By Lise Alves, Senior Contributing Reporter

SÃO PAULO, BRAZIL – Despite the clouds that led many beachgoers to skip the sand and waves this Saturday in Rio de Janeiro, Operação Verão (Operation Summer) was implemented on the beachfront along Zona Sul (South Zone). The operation was moved up a week by officials after last week’s mass robberies, known locally as “arrastões” (big drags), swept through the beaches and spilled over on to the streets.

Start of Operação Verão at Rio de Janeiro beaches, Rio de Janeiro, Brazil, Brazil News
Start of Operação Verão at Rio de Janeiro beaches, photo by Fernando Frazão/Agencia Brasil.
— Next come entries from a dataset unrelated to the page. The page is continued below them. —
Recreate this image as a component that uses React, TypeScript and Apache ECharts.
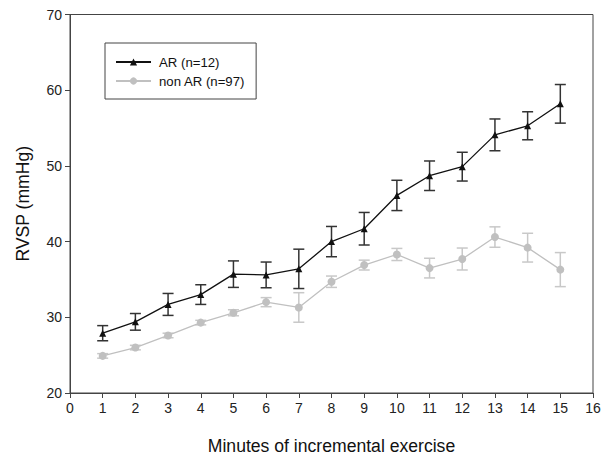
import React, { useEffect, useRef } from "react";
import * as echarts from "echarts";

const minutes = [1, 2, 3, 4, 5, 6, 7, 8, 9, 10, 11, 12, 13, 14, 15];
const arMean = [27.9, 29.4, 31.7, 33.0, 35.7, 35.6, 36.4, 40.0, 41.7, 46.1, 48.7, 49.9, 54.1, 55.3, 58.2];
const arErr = [1.0, 1.1, 1.45, 1.3, 1.75, 1.7, 2.6, 2.0, 2.15, 2.0, 1.95, 1.9, 2.1, 1.85, 2.55];
const nonArMean = [24.9, 26.0, 27.6, 29.3, 30.6, 32.0, 31.3, 34.7, 36.9, 38.3, 36.5, 37.7, 40.6, 39.2, 36.3];
const nonArErr = [0.3, 0.3, 0.3, 0.3, 0.4, 0.6, 1.95, 0.75, 0.65, 0.8, 1.3, 1.45, 1.35, 1.9, 2.25];
const xTicks = [0, 16, 1];
const yTicks = [20, 70, 10];

const FONT = "Liberation Sans";

function errorSeries(name: string, mean: number[], err: number[], color: string, z: number) {
  return {
    type: "custom",
    name: name + " err",
    z,
    silent: true,
    data: minutes.map((m, i) => [m, mean[i] - err[i], mean[i] + err[i]]),
    renderItem: (params: any, api: any) => {
      const x = api.value(0);
      const lo = api.coord([x, api.value(1)]);
      const hi = api.coord([x, api.value(2)]);
      const half = 5.5;
      const style = { stroke: color, lineWidth: 1.5 };
      return {
        type: "group",
        children: [
          { type: "line", shape: { x1: hi[0], y1: hi[1], x2: lo[0], y2: lo[1] }, style },
          { type: "line", shape: { x1: hi[0] - half, y1: hi[1], x2: hi[0] + half, y2: hi[1] }, style },
          { type: "line", shape: { x1: lo[0] - half, y1: lo[1], x2: lo[0] + half, y2: lo[1] }, style },
        ],
      };
    },
  };
}

export default function App() {
  const ref = useRef<HTMLDivElement>(null);
  useEffect(() => {
    if (!ref.current) return;
    const chart = echarts.init(ref.current, undefined, { renderer: "svg" });
    chart.setOption({
      animation: false,
      backgroundColor: "#ffffff",
      textStyle: { fontFamily: FONT },
      grid: {
        left: 70,
        right: 10,
        top: 14.5,
        bottom: 63,
        show: true,
        borderColor: "#444",
        borderWidth: 1,
        containLabel: false,
        outerBoundsMode: "none",
      },
      legend: {
        data: ["AR (n=12)", "non AR (n=97)"],
        orient: "vertical",
        left: 105,
        top: 43,
        padding: [11, 11, 10, 10],
        itemGap: 3,
        itemWidth: 35,
        itemHeight: 9,
        borderColor: "#444",
        borderWidth: 1,
        textStyle: { fontFamily: FONT, fontSize: 13.2, color: "#111", lineHeight: 16, padding: [0, 0, 0, 3] },
      },
      xAxis: {
        type: "value",
        min: xTicks[0],
        max: xTicks[1],
        interval: xTicks[2],
        name: "Minutes of incremental exercise",
        nameLocation: "middle",
        nameGap: 44,
        nameTextStyle: { fontFamily: FONT, fontSize: 17.6, color: "#111" },
        axisLine: { show: true, lineStyle: { color: "#444", width: 1 } },
        axisTick: { show: true, length: 5, inside: false, lineStyle: { color: "#444" } },
        axisLabel: { fontFamily: FONT, fontSize: 14, color: "#222", margin: 8 },
        splitLine: { show: false },
      },
      yAxis: {
        type: "value",
        min: yTicks[0],
        max: yTicks[1],
        interval: yTicks[2],
        name: "RVSP (mmHg)",
        nameLocation: "middle",
        nameGap: 38,
        nameTextStyle: { fontFamily: FONT, fontSize: 17.6, color: "#111" },
        axisLine: { show: true, lineStyle: { color: "#444", width: 1 } },
        axisTick: { show: true, length: 5, inside: false, lineStyle: { color: "#444" } },
        axisLabel: { fontFamily: FONT, fontSize: 14, color: "#222", margin: 8 },
        splitLine: { show: false },
      },
      series: [
        errorSeries("non AR (n=97)", nonArMean, nonArErr, "#c8c8c8", 1),
        {
          type: "line",
          name: "non AR (n=97)",
          z: 2,
          data: minutes.map((m, i) => [m, nonArMean[i]]),
          symbol: "circle",
          symbolSize: 8,
          lineStyle: { color: "#c0c0c0", width: 1.3 },
          itemStyle: { color: "#c0c0c0" },
        },
        errorSeries("AR (n=12)", arMean, arErr, "#333333", 3),
        {
          type: "line",
          name: "AR (n=12)",
          z: 4,
          data: minutes.map((m, i) => [m, arMean[i]]),
          symbol: "triangle",
          symbolSize: 7,
          lineStyle: { color: "#111", width: 1.3 },
          itemStyle: { color: "#111" },
        },
      ],
    });
    return () => chart.dispose();
  }, []);
  return <div ref={ref} style={{ width: 603, height: 456, position: "absolute", left: 0, top: 0 }} />;
}
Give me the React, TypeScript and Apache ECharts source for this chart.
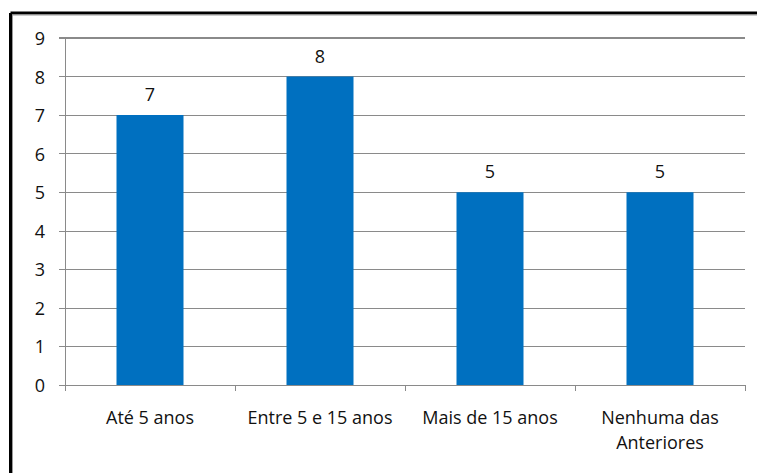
import React, { useEffect, useRef } from "react";
import * as echarts from "echarts";

// Response categories and counts
const categories: string[] = ["Até 5 anos", "Entre 5 e 15 anos", "Mais de 15 anos", "Nenhuma das\nAnteriores"];
const counts: number[] = [7, 8, 5, 5];

// Value axis range
const yMin = 0;
const yMax = 9;
const yStep = 1;

const FONT = "'Open Sans', 'Noto Sans', sans-serif";
const GRID_GRAY = "#8a8a8a";
const BAR_BLUE = "#0070C0";

export default function App() {
  const ref = useRef<HTMLDivElement>(null);

  useEffect(() => {
    if (!ref.current) return;
    const chart = echarts.init(ref.current, undefined, { renderer: "svg" });
    chart.setOption({
      animation: false,
      backgroundColor: "#ffffff",
      grid: { left: 65, right: 12, top: 38, bottom: 88 },
      xAxis: {
        type: "category",
        data: categories,
        axisLine: { show: true, lineStyle: { color: GRID_GRAY, width: 1 } },
        axisTick: { show: true, length: 6, lineStyle: { color: GRID_GRAY } },
        axisLabel: {
          color: "#111",
          fontFamily: FONT,
          fontSize: 18,
          margin: 19,
          lineHeight: 25,
          interval: 0,
        },
      },
      yAxis: {
        type: "value",
        min: yMin,
        max: yMax,
        interval: yStep,
        axisLine: { show: true, lineStyle: { color: GRID_GRAY, width: 1 } },
        axisTick: { show: true, length: 6, lineStyle: { color: GRID_GRAY } },
        axisLabel: { color: "#111", fontFamily: FONT, fontSize: 18, margin: 20 },
        splitLine: { show: true, lineStyle: { color: GRID_GRAY, width: 1 } },
      },
      series: [
        {
          type: "bar",
          data: counts,
          barWidth: 67,
          itemStyle: { color: BAR_BLUE },
          label: {
            show: true,
            position: "top",
            distance: 12,
            color: "#111",
            fontFamily: FONT,
            fontSize: 18,
          },
        },
      ],
      graphic: [
        // outer frame: heavy black rule on top and left, thin gray rule inside
        { type: "line", shape: { x1: 10.5, y1: 13, x2: 757, y2: 13 }, style: { stroke: "#000", lineWidth: 3 } },
        { type: "line", shape: { x1: 10.5, y1: 13, x2: 10.5, y2: 473 }, style: { stroke: "#000", lineWidth: 3 } },
        { type: "line", shape: { x1: 12.5, y1: 15, x2: 757, y2: 15 }, style: { stroke: "#9a9a9a", lineWidth: 1 } },
        { type: "line", shape: { x1: 12.5, y1: 15, x2: 12.5, y2: 473 }, style: { stroke: "#9a9a9a", lineWidth: 1 } },
        // slightly heavier top gridline
        { type: "line", shape: { x1: 59, y1: 38, x2: 745, y2: 38 }, style: { stroke: GRID_GRAY, lineWidth: 2 } },
      ],
    });
    return () => chart.dispose();
  }, []);

  return (
    <div
      ref={ref}
      style={{ position: "absolute", left: 0, top: 0, width: 757, height: 473 }}
    />
  );
}
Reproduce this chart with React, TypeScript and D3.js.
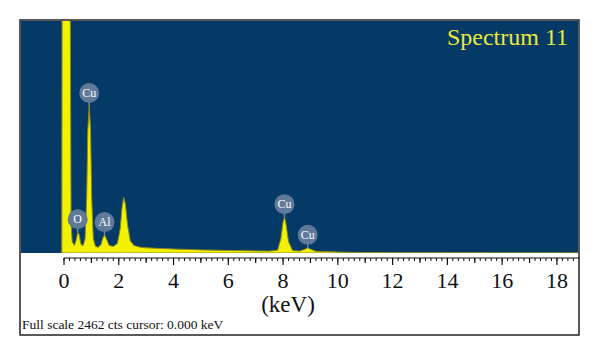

The operation, expected to last throughout the summer, will count on the extensive patrol of beaches, seven police posts set up on the sand with three hundred agents guarding both the boardwalk and beach areas, and a police helicopter monitoring from above. Police officers are also expected to enter buses headed towards the beach areas and monitor the flow of groups of youngsters, some of whom are suspected of going to the beaches just to loot beachgoers.

Bel Casson, and expatriate living in Rio for years, and Manager at Caminhos Language Centre in Ipanema, has doubts about the current police strategy. “I don’t think the police will be successful at stopping the arrastões. It’s a reoccurring issue in Rio and they are always going to happen here.”

“The issue is deeper at the moment with increased unemployment leading to increased crime. The economy is collapsing, the Real is weak and people are struggling to live. The arrastao and other increased crime is just a result of what is happening in life here in Rio,” Casson explains. Adding “I think once the deeper issues are fixed then this will slow down. The police can’t control all these people.”

This year security officials have an additional concern. Last week’s violence led to reports of groups promoting vigilantism through social media. Following looting and arrastōes at the beaches, a group of approximately thirty men reportedly conducted ‘raids’ on buses that were passing through the neighborhoods of Copacabana and Ipanema, looking for looters.

According to daily Folha de S. Paulo, the group arranged the actions by using the smartphone application WhatsApp. Passengers in at least one of these busses panicked, and were seen jumping out the window to escape the fights between these ‘vigilantes’ and groups of youths going home.

Non-government organizations (NGO) working with underprivileged youths also fear a rise in vigilante action this year, after Rio courts announced police were not allowed to seize or search youths on their way to, or at, the beach unless they were caught committing a crime.

The decision according to the NGOs has made residents of these beachside neighborhoods fearful of waves of violence and looting with impunity for those who commit them. This fear, say analysts, may lead residents to retaliate, taking actions which could plunge this part of the city into further turbulence.